If you are using a non-journalling FS, you'll be waiting for a
full fsck after a system crash. Not sure that's an improvement.

It's an improvement if: a) You're investing in high-quality
hardware, so the chance of a system crash is very low. b) The
database is replicated, so your plan in the event of a primary
crash is to fail over to the backup anyway.

If both of those are in place (as they were at my previous job)
then the time it takes to fsck isn't an issue, and taking action
that causes the database to run faster when nothing is wrong can be
considered.

Obviously, the OP needs to assess the specific needs of the product
in question. Your point is very valid, and I'm glad you brought it
up (as a lot of people forget about it) but sometimes it's not the
most important factor.


Thank you a lot to have shared with me your experiences.
Indeed we will have two servers in cluster with high quality hardware
so a fsck restore shouldn't be a big problem.
I will analize the xfs option as well and then I will decide.

Thank you again,
Maila Fatticcioni


Also, if you do some timings, please share it with us, it'd be nice to have some more data points.

-Andy





--
Sent via pgsql-general mailing list (pgsql-general@postgresql.org)
To make changes to your subscription:
http://www.postgresql.org/mailpref/pgsql-general

Re: Best filesystem for a high load db

From
Vick Khera
Date:

On Wed, Nov 26, 2014 at 10:53 AM, Joseph Kregloh <jkregloh@sproutloud.com> wrote:
One thing I am pushing to do is using SSDs for the ZIL and L2ARC. This would allow for a pretty nice boost in speed.

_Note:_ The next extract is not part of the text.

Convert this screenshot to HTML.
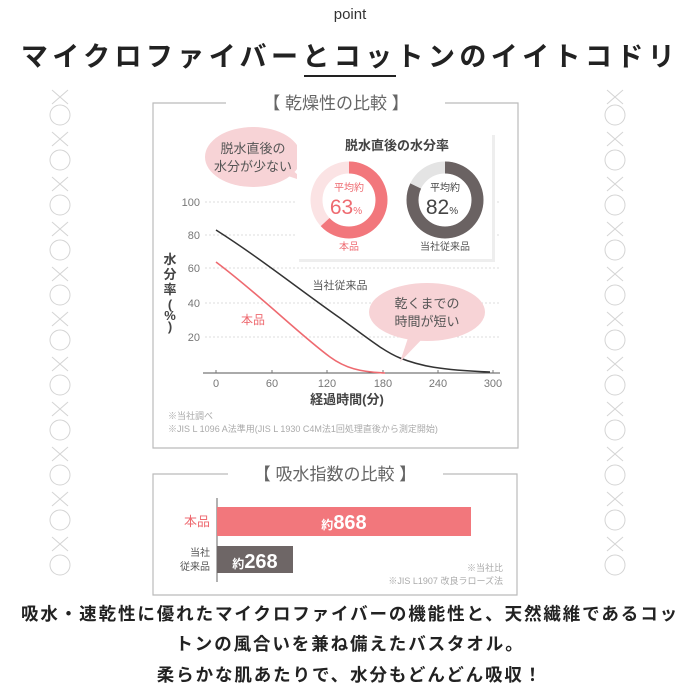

I use ZFS on freebsd as my large production server configuration as well. I have SSDs for the L2ARC and that works *really* well. I do not use a ZIL at all. Using the ZFS compression is a big win, along with all the other management advantages you already outlined.

There is a minor speed penalty, but the other advantages far outweigh those. That and throwing 256GB of RAM at the problem makes it more or less go away.